- Type: Mental health and community health trust
- Headquarters: Hollins Park Hospital, Winwick
- Region served: North West England
- Chair: Helen Bellairs
- Chief executive: Simon Barber
- Website: www.nwbh.nhs.uk

= North West Boroughs Healthcare NHS Foundation Trust =

NHS mental health trust

North West Boroughs Healthcare NHS Foundation Trust was an NHS foundation trust which provided mental health, learning disability and community health services in fifteen boroughs of North West England. The Trust delivered mental health and learning disability services in Halton, Knowsley, St Helens, Warrington and Wigan, as well as community-based physical health services in Halton, Knowsley, St Helens and Sefton. It also provided services to improve outcomes for people with mental vulnerabilities within the criminal justice system across Greater Manchester, working in partnership with Mitie Care and Custody and Cheshire and Greater Manchester Community Rehabilitation Company.

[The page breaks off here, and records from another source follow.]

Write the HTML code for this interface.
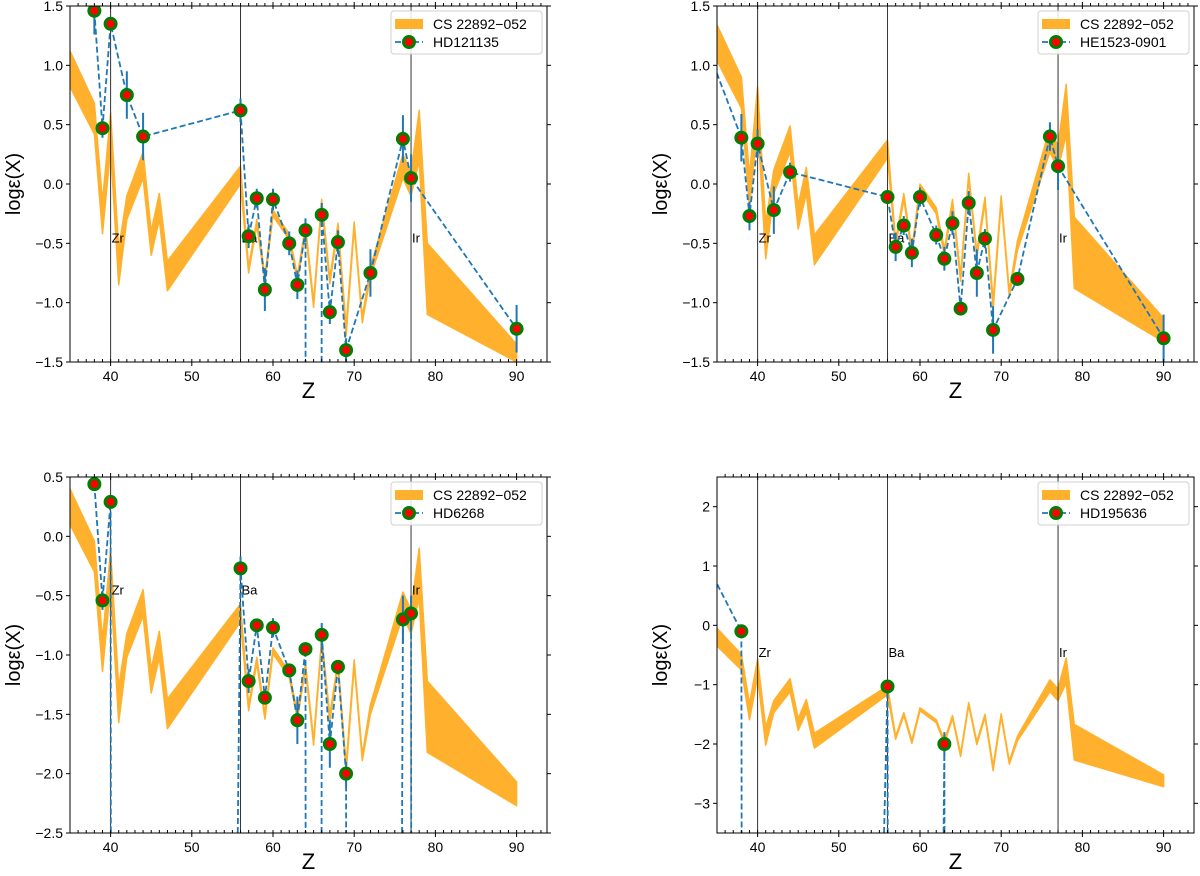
<!DOCTYPE html>
<html><head><meta charset="utf-8">
<style>
html,body{margin:0;padding:0;background:#fff;overflow:hidden;width:1200px;height:876px;}
svg{display:block;font-family:"Liberation Sans","DejaVu Sans",sans-serif;overflow:hidden;}
</style></head>
<body>
<svg id="fig" width="1200" height="876" viewBox="0 0 1200 876" xmlns="http://www.w3.org/2000/svg"></svg>
<script>
// ---- Data ----
const bandZ     = [35, 38, 39, 40, 41, 42, 44, 45, 46, 47, 56, 57, 58, 59, 60, 62, 63, 64, 65, 66, 67, 68, 69, 70, 71, 72, 76, 77, 78, 79, 90];
const bandLower = [0.82,0.42,-0.42,0.30,-0.85,-0.30,0.05,-0.60,-0.30,-0.90,0.00,-0.75,-0.35,-0.82,-0.27,-0.47,-0.82,-0.40,-1.04,-0.18,-0.84,-0.38,-1.28,-0.37,-1.17,-0.78,0.05,-0.10,0.20,-1.10,-1.55];
const bandUpper = [1.12,0.68,-0.15,0.60,-0.55,-0.10,0.27,-0.40,-0.08,-0.65,0.15,-0.70,-0.30,-0.77,-0.22,-0.42,-0.77,-0.35,-0.99,-0.13,-0.79,-0.33,-1.20,-0.32,-1.12,-0.70,0.25,0.10,0.62,-0.50,-1.35];
const bandOffsets = [0.0, 0.22, -0.72, -1.17];

const starNames = ["HD121135", "HE1523-0901", "HD6268", "HD195636"];
// -99 = no measurement (line drops off the axis)
const z1 = [38,39,40,42,44,56,57,58,59,60,62,63,64,65,66,67,68,69,72,76,77,90];
const v1 = [1.46,0.47,1.35,0.75,0.40,0.62,-0.44,-0.12,-0.89,-0.13,-0.50,-0.85,-0.39,-99,-0.26,-1.08,-0.49,-1.40,-0.75,0.38,0.05,-1.22];
const e1 = [0.2,0.08,0.05,0.2,0.2,0.1,0.1,0.08,0.18,0.09,0.1,0.12,0.1,0,0.1,0.1,0.1,0.1,0.2,0.2,0.2,0.2];
const z2 = [33,38,39,40,42,44,56,57,58,59,60,62,63,64,65,66,67,68,69,72,76,77,90];
const v2 = [1.29,0.39,-0.27,0.34,-0.22,0.10,-0.11,-0.53,-0.35,-0.58,-0.11,-0.43,-0.63,-0.33,-1.05,-0.16,-0.75,-0.46,-1.23,-0.80,0.40,0.15,-1.30];
const e2 = [0,0.2,0.12,0.12,0.2,0.08,0.05,0.12,0.08,0.12,0.08,0.08,0.1,0.1,0.05,0.1,0.2,0.08,0.2,0.05,0.12,0.2,0.2];
const z3 = [38,39,40,41,56,57,58,59,60,62,63,64,65,66,67,68,69,70,76,77,78];
const v3 = [0.44,-0.54,0.29,-99,-0.27,-1.22,-0.75,-1.36,-0.77,-1.13,-1.55,-0.95,-99,-0.83,-1.75,-1.10,-2.00,-99,-0.70,-0.65,-99];
const e3 = [0.05,0.08,0.05,0,0.1,0.1,0.05,0.05,0.08,0.05,0.2,0.05,0,0.1,0.2,0.05,0.1,0,0.2,0.15,0];
const z4 = [33,38,39,56,57,63,64];
const v4 = [1.23,-0.10,-99,-1.03,-99,-2.00,-99];
const e4 = [0,0.05,0,0.05,0,0.2,0];
const markZ = [40, 56, 77];
const markLabels = ["Zr", "Ba", "Ir"];
const xTicks = [40, 50, 60, 70, 80, 90];
const yTicksA = [-1.5,-1.0,-0.5,0.0,0.5,1.0,1.5];
const yTicksC = [-2.5,-2.0,-1.5,-1.0,-0.5,0.0,0.5];
const yTicksD = [-3,-2,-1,0,1,2];

// ---- Layout ----
const panels = [
  {left:70, top:6, ylim:[-1.5,1.5], ticks:yTicksA, dec:1, z:z1, v:v1, e:e1},
  {left:717, top:6, ylim:[-1.5,1.5], ticks:yTicksA, dec:1, z:z2, v:v2, e:e2},
  {left:70, top:477, ylim:[-2.5,0.5], ticks:yTicksC, dec:1, z:z3, v:v3, e:e3},
  {left:717, top:477, ylim:[-3.5,2.5], ticks:yTicksD, dec:0, z:z4, v:v4, e:e4}
];
const W = 477, H = 356, XMIN = 35, XMAX = 35 + 477/8.12;
const NS = "http://www.w3.org/2000/svg";
const svg = document.getElementById('fig');
function mk(tag, attrs, parent){ const el=document.createElementNS(NS,tag); for(const k in attrs) el.setAttribute(k,attrs[k]); (parent||svg).appendChild(el); return el; }
const BLUE="#1f77b4", ORANGE="#ffb12e";

panels.forEach((p, pi) => {
  const sx = z => p.left + (z - XMIN) / (XMAX - XMIN) * W;
  const sy = v => p.top + (p.ylim[1] - v) / (p.ylim[1] - p.ylim[0]) * H;
  const yb = p.ylim[0];
  const g = mk('g', {});
  
  
  const cp = mk('clipPath', {id:'clip'+pi}, g);
  mk('rect', {x:p.left, y:p.top, width:W, height:H}, cp);
  const plot = mk('g', {'clip-path':'url(#clip'+pi+')'}, g);

  const off = bandOffsets[pi];
  let d = bandZ.map((z,i)=>(i?'L':'M')+sx(z).toFixed(1)+','+sy(Math.max(yb,bandUpper[i]+off)).toFixed(1)).join('');
  for(let i=bandZ.length-1;i>=0;i--) d += 'L'+sx(bandZ[i]).toFixed(1)+','+sy(Math.max(yb,bandLower[i]+off)).toFixed(1);
  const band = mk('path', {d:d+'Z', fill:ORANGE, stroke:ORANGE, 'stroke-width':1.5, 'stroke-linejoin':'round'}, plot);
  
  

  markZ.forEach((z,i)=>{
    const ln = mk('line', {x1:sx(z), x2:sx(z), y1:p.top, y2:p.top+H, stroke:'#333', 'stroke-width':1}, plot);
    
    
    const t = mk('text', {x:sx(z)+1, y:sy(-0.45)+5, 'font-size':13, fill:'#000'}, plot);
    t.textContent = markLabels[i];
    
    
  });

  p.z.forEach((z,i)=>{
    if(p.v[i] <= -90 || !p.e[i]) return;
    const eb = mk('line', {x1:sx(z), x2:sx(z), y1:sy(Math.max(yb,p.v[i]-p.e[i])), y2:sy(p.v[i]+p.e[i]), stroke:BLUE, 'stroke-width':2}, plot);
    
    
  });
  // dashed line, segments clipped at bottom axis
  let ld = '', penAt = null;
  for(let i=0;i<p.z.length-1;i++){
    let x1=p.z[i], y1=p.v[i], x2=p.z[i+1], y2=p.v[i+1];
    if(y1<yb && y2<yb){ penAt=null; continue; }
    if(y1<yb){ x1 = x1 + (x2-x1)*(yb-y1)/(y2-y1); y1 = yb; }
    if(y2<yb){ x2 = x1 + (x2-x1)*(yb-y1)/(y2-y1); y2 = yb; }
    const a = sx(x1).toFixed(2)+','+sy(y1).toFixed(2);
    if(penAt!==a) ld += 'M'+a;
    const b = sx(x2).toFixed(2)+','+sy(y2).toFixed(2);
    ld += 'L'+b; penAt = b;
  }
  const line = mk('path', {d:ld, fill:'none', stroke:BLUE, 'stroke-width':1.8, 'stroke-dasharray':'6,3'}, plot);
  
  
  p.z.forEach((z,i)=>{
    if(p.v[i] <= -90) return;
    const c = mk('circle', {cx:sx(z), cy:sy(p.v[i]), r:5.5, fill:'red', stroke:'green', 'stroke-width':3}, plot);
    
    
  });

  const fr = mk('rect', {x:p.left, y:p.top, width:W, height:H, fill:'none', stroke:'#000', 'stroke-width':1}, g);
  
  
  for(let z=36; z<XMAX; z++){
    if(z%10===0) continue;
    mk('line', {x1:sx(z), x2:sx(z), y1:p.top+H, y2:p.top+H-3, stroke:'#000'}, g);
    mk('line', {x1:sx(z), x2:sx(z), y1:p.top, y2:p.top-3, stroke:'#000'}, g);
  }
  xTicks.forEach(z=>{
    mk('line', {x1:sx(z), x2:sx(z), y1:p.top+H-3, y2:p.top+H+4, stroke:'#000'}, g);
    mk('line', {x1:sx(z), x2:sx(z), y1:p.top+3, y2:p.top-4, stroke:'#000'}, g);
    const t = mk('text', {x:sx(z), y:p.top+H+19, 'font-size':14, 'text-anchor':'middle'}, g);
    t.textContent = z;
    
    
  });
  p.ticks.forEach(v=>{
    mk('line', {x1:p.left-4, x2:p.left, y1:sy(v), y2:sy(v), stroke:'#000'}, g);
    mk('line', {x1:p.left+W, x2:p.left+W+4, y1:sy(v), y2:sy(v), stroke:'#000'}, g);
    const t = mk('text', {x:p.left-7, y:sy(v)+5, 'font-size':14, 'text-anchor':'end'}, g);
    t.textContent = (v<0?'\u2212':'') + Math.abs(v).toFixed(p.dec);
    
    
  });
  const xl = mk('text', {x:p.left+W/2, y:p.top+H+36, 'font-size':22, 'text-anchor':'middle'}, g);
  xl.textContent = 'Z';
  
  
  const yx = p.left-50, yy = p.top+H/2;
  const yl = mk('text', {x:yx, y:yy, 'font-size':20, 'text-anchor':'middle', transform:'rotate(-90 '+yx+' '+yy+')'}, g);
  yl.textContent = 'log\u03b5(X)';
  
  

  const lg = mk('g', {}, g);
  
  
  const lx = p.left+W-156, ly = p.top+5;
  mk('rect', {x:lx, y:ly, width:151, height:43, rx:3, fill:'#fff', 'fill-opacity':0.85, stroke:'#d0d0d0'}, lg);
  mk('rect', {x:lx+4, y:ly+8, width:28, height:10, fill:ORANGE}, lg);
  const t1 = mk('text', {x:lx+42, y:ly+18, 'font-size':14}, lg);
  t1.textContent = 'CS 22892\u2212052';
  
  
  mk('line', {x1:lx+4, x2:lx+32, y1:ly+31, y2:ly+31, stroke:BLUE, 'stroke-width':1.8, 'stroke-dasharray':'6,3'}, lg);
  mk('circle', {cx:lx+18, cy:ly+31, r:5.5, fill:'red', stroke:'green', 'stroke-width':3}, lg);
  const t2 = mk('text', {x:lx+42, y:ly+36, 'font-size':14}, lg);
  t2.textContent = starNames[pi];
  
  
});
</script>
</body></html>
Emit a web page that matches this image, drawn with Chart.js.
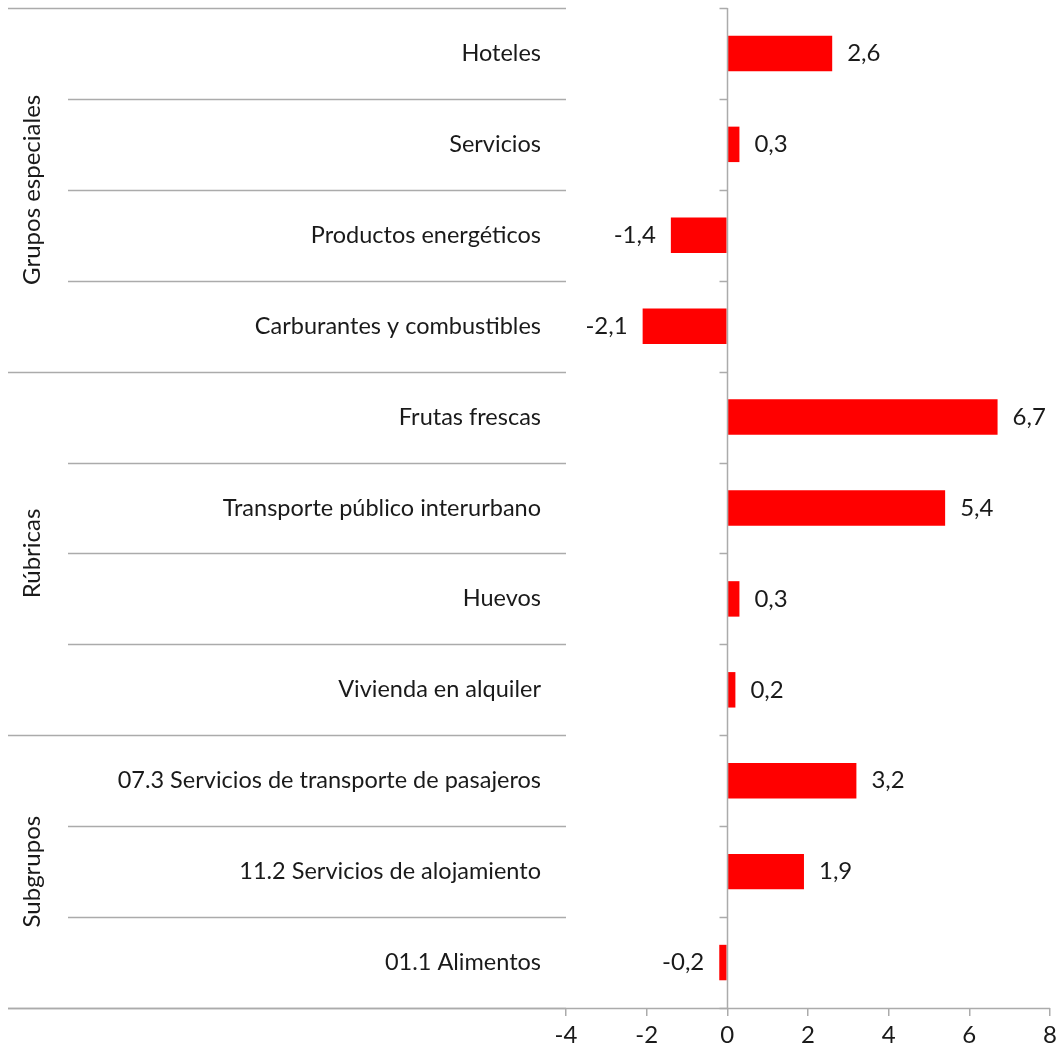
<!DOCTYPE html>
<html>
<head>
<meta charset="utf-8">
<script src="https://cdn.jsdelivr.net/npm/chart.js@4"></script>
<style>
  html, body { margin: 0; padding: 0; background: #fff; }
  #wrap { width: 1062px; height: 1055px; }
</style>
</head>
<body>
<div id="wrap"><canvas id="chart"></canvas></div>
<script>
const categories = [
  'Hoteles',
  'Servicios',
  'Productos energéticos',
  'Carburantes y combustibles',
  'Frutas frescas',
  'Transporte público interurbano',
  'Huevos',
  'Vivienda en alquiler',
  '07.3 Servicios de transporte de pasajeros',
  '11.2 Servicios de alojamiento',
  '01.1 Alimentos'
];
const values = [2.6, 0.3, -1.4, -2.1, 6.7, 5.4, 0.3, 0.2, 3.2, 1.9, -0.2];
// grupos: nombre, primera y última categoría
const groups = [
  { name: 'Grupos especiales', from: 0, to: 3 },
  { name: 'Rúbricas', from: 4, to: 7 },
  { name: 'Subgrupos', from: 8, to: 10 }
];
const xTicks = [-4, -2, 0, 2, 4, 6, 8];

const FONT = 'Lato, "Open Sans", sans-serif';
const GRAY = '#ababab';
const TEXT = '#1a1a1a';

const fmt = v => v.toFixed(1).replace('.', ',');

// lineas y rótulos de grupo a la izquierda, eje vertical en cero
const decorPlugin = {
  id: 'decor',
  afterDatasetsDraw(chart) {
    const ctx = chart.ctx;
    const y = chart.scales.y;
    const x = chart.scales.x;
    const area = chart.chartArea;
    const band = y.getPixelForValue(1) - y.getPixelForValue(0);
    const edge = i => y.getPixelForValue(i) - band / 2;
    const groupStarts = groups.map(g => g.from).concat([categories.length]);

    ctx.save();
    ctx.strokeStyle = GRAY;
    ctx.lineWidth = 1.5;
    for (let i = 0; i <= categories.length; i++) {
      const py = Math.round(edge(i)) + 0.5;
      const x0 = groupStarts.includes(i) ? 8 : 68;
      ctx.beginPath();
      ctx.moveTo(x0, py);
      ctx.lineTo(area.left, py);
      ctx.stroke();
    }

    // eje en cero con marcas
    const x0 = Math.round(x.getPixelForValue(0)) + 0.5;
    ctx.beginPath();
    ctx.moveTo(x0, area.top);
    ctx.lineTo(x0, area.bottom);
    ctx.stroke();
    for (let i = 0; i <= categories.length; i++) {
      const py = Math.round(edge(i)) + 0.5;
      ctx.beginPath();
      ctx.moveTo(x0 - 8, py);
      ctx.lineTo(x0, py);
      ctx.stroke();
    }

    // eje inferior
    const by = Math.round(area.bottom) + 0.5;
    ctx.beginPath();
    ctx.moveTo(8, by);
    ctx.lineTo(area.right, by);
    ctx.stroke();

    // rótulos de grupo
    ctx.fillStyle = TEXT;
    ctx.font = '24px ' + FONT;
    ctx.textAlign = 'center';
    ctx.textBaseline = 'middle';
    groups.forEach(g => {
      const cy = (edge(g.from) + edge(g.to + 1)) / 2;
      ctx.save();
      ctx.translate(32, cy);
      ctx.rotate(-Math.PI / 2);
      ctx.fillText(g.name, 0, 0);
      ctx.restore();
    });

    // etiquetas de valores
    ctx.font = '24px ' + FONT;
    const meta = chart.getDatasetMeta(0);
    meta.data.forEach((bar, i) => {
      const v = values[i];
      if (v >= 0) {
        ctx.textAlign = 'left';
        ctx.fillText(fmt(v), bar.x + 15, bar.y);
      } else {
        ctx.textAlign = 'right';
        ctx.fillText(fmt(v), bar.x - 15, bar.y);
      }
    });
    ctx.restore();
  }
};

new Chart(document.getElementById('chart'), {
  type: 'bar',
  data: {
    labels: categories,
    datasets: [{
      data: values,
      backgroundColor: '#ff0000',
      borderWidth: 0,
      barPercentage: 0.39,
      categoryPercentage: 1
    }]
  },
  options: {
    indexAxis: 'y',
    responsive: true,
    maintainAspectRatio: false,
    animation: false,
    layout: { padding: { top: 8, right: 12, left: 0, bottom: 0 } },
    plugins: {
      legend: { display: false },
      tooltip: { enabled: false }
    },
    scales: {
      x: {
        min: -4,
        max: 8,
        afterBuildTicks(scale) {
          scale.ticks = xTicks.map(v => ({ value: v }));
        },
        afterFit(scale) { scale.height = 47; },
        grid: {
          drawOnChartArea: false,
          drawTicks: true,
          tickLength: 8,
          color: GRAY,
          lineWidth: 1.5
        },
        border: { display: false },
        ticks: {
          color: TEXT,
          font: { family: FONT, size: 24 },
          padding: 5,
          maxRotation: 0
        }
      },
      y: {
        afterFit(scale) {
          scale.width = 566;
          scale.paddingTop = 0;
          scale.paddingBottom = 0;
        },
        grid: { display: false, drawTicks: false },
        border: { display: false },
        ticks: {
          color: TEXT,
          font: { family: FONT, size: 23.5 },
          padding: 25,
          autoSkip: false
        }
      }
    }
  },
  plugins: [decorPlugin]
});
</script>
</body>
</html>
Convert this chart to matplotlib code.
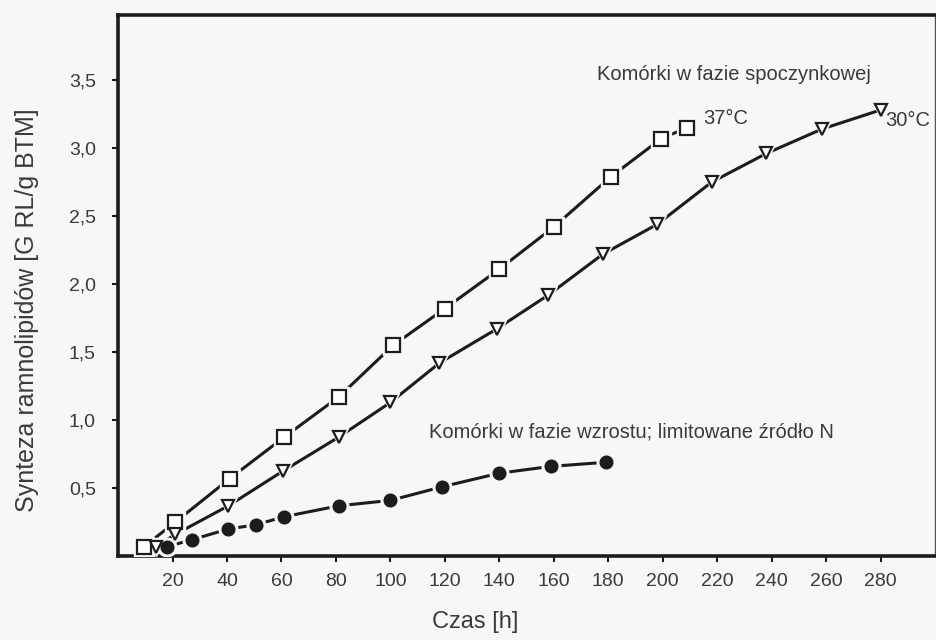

From June 1, 2021, the trust will be dissolved with services in the Merseyside and Cheshire region being transferred to Mersey Care NHS Foundation Trust and services in the Greater Manchester area being transferred to Greater Manchester Mental Health NHS Foundation Trust.

Up until 1 April 2017, North West Boroughs Healthcare NHS Foundation Trust was called 5 Boroughs Partnership NHS Foundation Trust. It changed its name from 5 Boroughs Partnership when it expanded its operations into areas outside of its original five boroughs footprint.

The Trust commissioned the mental health charity Self Help Services to run a specialised overnight crisis centre called The Sanctuary for people experiencing anxiety, panic attacks, depression or suicidal thoughts outside of usual office hours in Leigh in order to relieve pressure on local casualty departments.

The Trust was inspected in July and August 2015 by the Care Quality Commission and rated as "requires improvement", chiefly because of inadequate risk assessments. Following a reinspection in July 2016, the Trust's rating was upgraded to "good" after the Care Quality Commission noted improvements had been made in areas picked up on during their original inspections.

In March 2015 Knowsley Clinical Commissioning Group told the Trust to improve its performance in Improving Access to Psychological Therapies services, where patients had been waiting longer that the 28-day target from referral to first treatment and recovery rates averaged 45%, 5% below the national target.

It joined a consortium with St Helens and Knowsley Teaching Hospitals NHS Trust, and St Helens Rota in 2017 to take over community health services in St Helens.

In March 2017, the Trust opened Atherleigh Park Hospital, its £40m mental health hospital to patients in Wigan and Leigh. Based at the former Leigh East rugby league ground on Atherleigh Way in Leigh, the facility has 48 en-suite bedrooms for vulnerable adults with mental health problems, a 26-bed unit providing short stay intermediate care for patients with dementia and memory conditions, and a 16-bed unit for older people with mental health problems.

In November 2019 it was reported that the trust was to be taken over by Mersey Care NHS Foundation Trust.